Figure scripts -
◇ ◇ ◇ ◇ ◇ ◇ ◇

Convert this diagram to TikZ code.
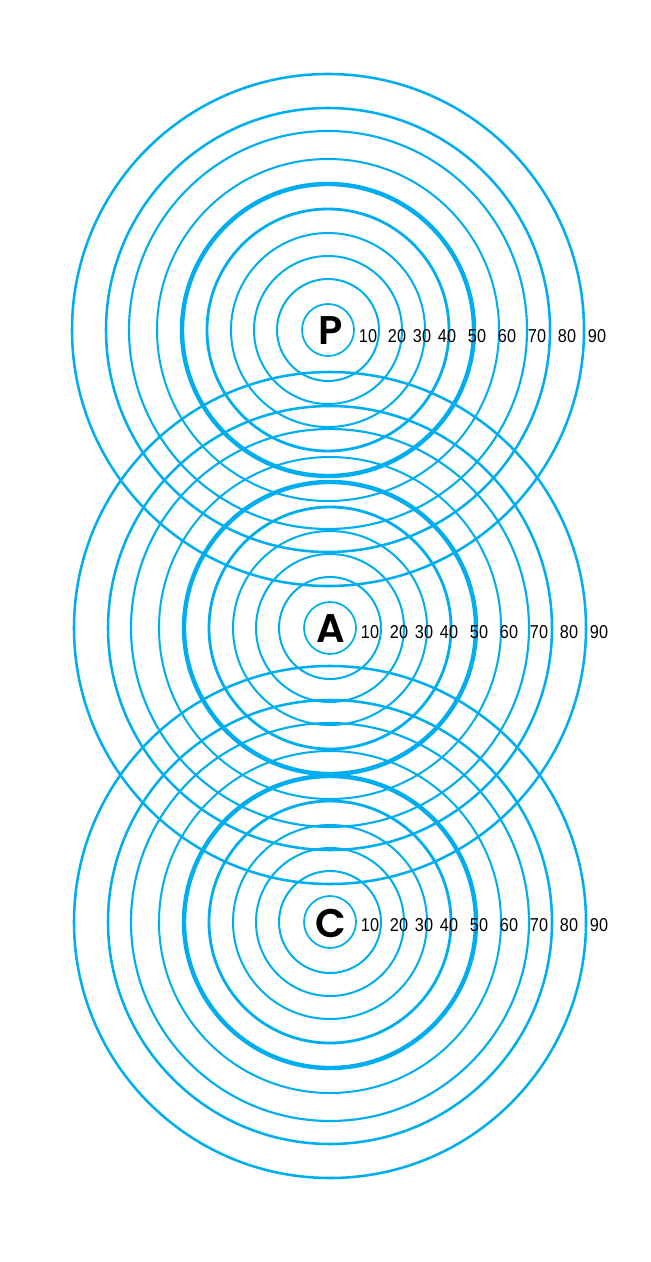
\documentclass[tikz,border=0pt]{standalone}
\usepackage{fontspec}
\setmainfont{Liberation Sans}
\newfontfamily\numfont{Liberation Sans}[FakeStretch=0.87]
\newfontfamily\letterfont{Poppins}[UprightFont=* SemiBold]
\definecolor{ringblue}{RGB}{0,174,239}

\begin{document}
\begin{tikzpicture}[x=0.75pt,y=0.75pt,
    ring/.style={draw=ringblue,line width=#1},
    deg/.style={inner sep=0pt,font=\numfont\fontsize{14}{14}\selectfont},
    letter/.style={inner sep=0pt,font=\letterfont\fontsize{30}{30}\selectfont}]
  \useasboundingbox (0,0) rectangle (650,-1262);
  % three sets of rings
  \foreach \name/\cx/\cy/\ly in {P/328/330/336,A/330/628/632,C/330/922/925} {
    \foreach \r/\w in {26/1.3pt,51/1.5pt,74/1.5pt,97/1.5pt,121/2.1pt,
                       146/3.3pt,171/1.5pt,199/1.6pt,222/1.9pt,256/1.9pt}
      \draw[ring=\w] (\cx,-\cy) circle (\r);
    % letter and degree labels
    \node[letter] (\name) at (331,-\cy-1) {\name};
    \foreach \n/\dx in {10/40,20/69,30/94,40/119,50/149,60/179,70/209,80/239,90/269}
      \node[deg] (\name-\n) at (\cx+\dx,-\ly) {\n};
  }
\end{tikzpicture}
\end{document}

◇ ◇ ◇ ◇ ◇ ◇ ◇

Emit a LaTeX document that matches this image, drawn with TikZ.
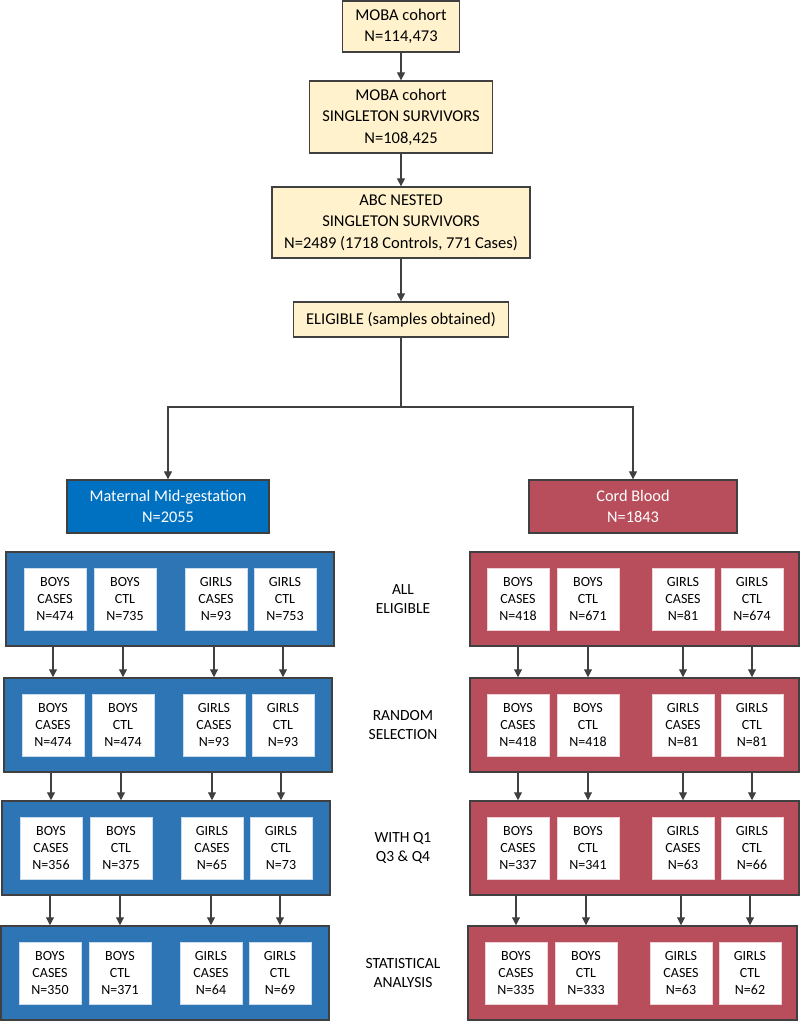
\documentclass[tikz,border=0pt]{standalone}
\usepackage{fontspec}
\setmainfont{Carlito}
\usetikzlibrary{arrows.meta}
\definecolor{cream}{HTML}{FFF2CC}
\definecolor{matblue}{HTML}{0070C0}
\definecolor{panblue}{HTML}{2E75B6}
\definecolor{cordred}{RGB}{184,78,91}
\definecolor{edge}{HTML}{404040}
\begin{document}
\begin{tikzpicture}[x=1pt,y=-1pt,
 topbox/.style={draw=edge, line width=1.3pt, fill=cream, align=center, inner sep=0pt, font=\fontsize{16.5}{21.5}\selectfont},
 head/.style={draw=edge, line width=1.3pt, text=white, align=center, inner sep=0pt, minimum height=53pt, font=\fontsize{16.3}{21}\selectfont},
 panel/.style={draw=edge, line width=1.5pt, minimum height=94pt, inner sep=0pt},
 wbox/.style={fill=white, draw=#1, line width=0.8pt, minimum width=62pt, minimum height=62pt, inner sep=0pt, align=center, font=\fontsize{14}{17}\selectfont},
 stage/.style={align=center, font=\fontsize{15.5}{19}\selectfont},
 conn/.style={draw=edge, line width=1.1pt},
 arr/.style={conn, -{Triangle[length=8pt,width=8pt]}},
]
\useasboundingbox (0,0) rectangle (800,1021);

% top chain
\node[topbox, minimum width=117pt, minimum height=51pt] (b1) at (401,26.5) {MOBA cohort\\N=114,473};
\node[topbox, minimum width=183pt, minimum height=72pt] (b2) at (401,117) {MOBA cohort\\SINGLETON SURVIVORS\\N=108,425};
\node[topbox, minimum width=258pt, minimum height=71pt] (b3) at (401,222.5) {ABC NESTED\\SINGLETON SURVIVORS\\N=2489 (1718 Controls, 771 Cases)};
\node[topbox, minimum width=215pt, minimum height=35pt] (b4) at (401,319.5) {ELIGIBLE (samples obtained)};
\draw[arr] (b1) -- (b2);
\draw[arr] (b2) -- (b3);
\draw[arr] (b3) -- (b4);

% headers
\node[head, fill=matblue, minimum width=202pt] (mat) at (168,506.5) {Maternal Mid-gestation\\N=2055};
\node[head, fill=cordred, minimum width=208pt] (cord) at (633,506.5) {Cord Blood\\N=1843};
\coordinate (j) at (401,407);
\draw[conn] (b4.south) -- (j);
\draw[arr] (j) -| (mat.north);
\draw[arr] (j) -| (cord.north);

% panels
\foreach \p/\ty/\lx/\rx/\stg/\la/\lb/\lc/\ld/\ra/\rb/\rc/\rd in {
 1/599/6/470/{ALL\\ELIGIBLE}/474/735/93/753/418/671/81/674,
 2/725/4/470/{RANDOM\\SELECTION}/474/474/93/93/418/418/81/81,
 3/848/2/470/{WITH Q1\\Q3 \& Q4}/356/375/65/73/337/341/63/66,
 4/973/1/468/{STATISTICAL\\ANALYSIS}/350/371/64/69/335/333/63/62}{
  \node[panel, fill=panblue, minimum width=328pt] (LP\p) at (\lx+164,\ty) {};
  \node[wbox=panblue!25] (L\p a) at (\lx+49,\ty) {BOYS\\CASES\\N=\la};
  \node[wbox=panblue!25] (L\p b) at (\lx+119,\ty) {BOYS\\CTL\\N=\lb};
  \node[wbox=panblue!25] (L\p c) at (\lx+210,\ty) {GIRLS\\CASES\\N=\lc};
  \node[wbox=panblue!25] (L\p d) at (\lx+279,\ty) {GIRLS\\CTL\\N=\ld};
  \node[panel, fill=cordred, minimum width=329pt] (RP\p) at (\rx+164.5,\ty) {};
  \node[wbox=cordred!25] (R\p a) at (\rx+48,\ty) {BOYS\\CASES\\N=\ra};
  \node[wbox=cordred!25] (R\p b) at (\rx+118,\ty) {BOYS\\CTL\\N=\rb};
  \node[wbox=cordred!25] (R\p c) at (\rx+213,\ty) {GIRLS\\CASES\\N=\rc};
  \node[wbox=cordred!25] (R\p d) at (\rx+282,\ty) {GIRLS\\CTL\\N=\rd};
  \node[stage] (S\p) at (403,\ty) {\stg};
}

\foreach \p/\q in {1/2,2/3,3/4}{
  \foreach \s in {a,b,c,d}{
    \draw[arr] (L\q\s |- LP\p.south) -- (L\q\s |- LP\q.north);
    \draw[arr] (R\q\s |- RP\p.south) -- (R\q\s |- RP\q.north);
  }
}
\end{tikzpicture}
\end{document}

◇ ◇ ◇ ◇ ◇ ◇ ◇

WHAT IS REQUIRED -
Select every line of the records holding the string "this".

TASK SOLUTION -
Convert this diagram to TikZ code.
Emit a LaTeX document that matches this image, drawn with TikZ.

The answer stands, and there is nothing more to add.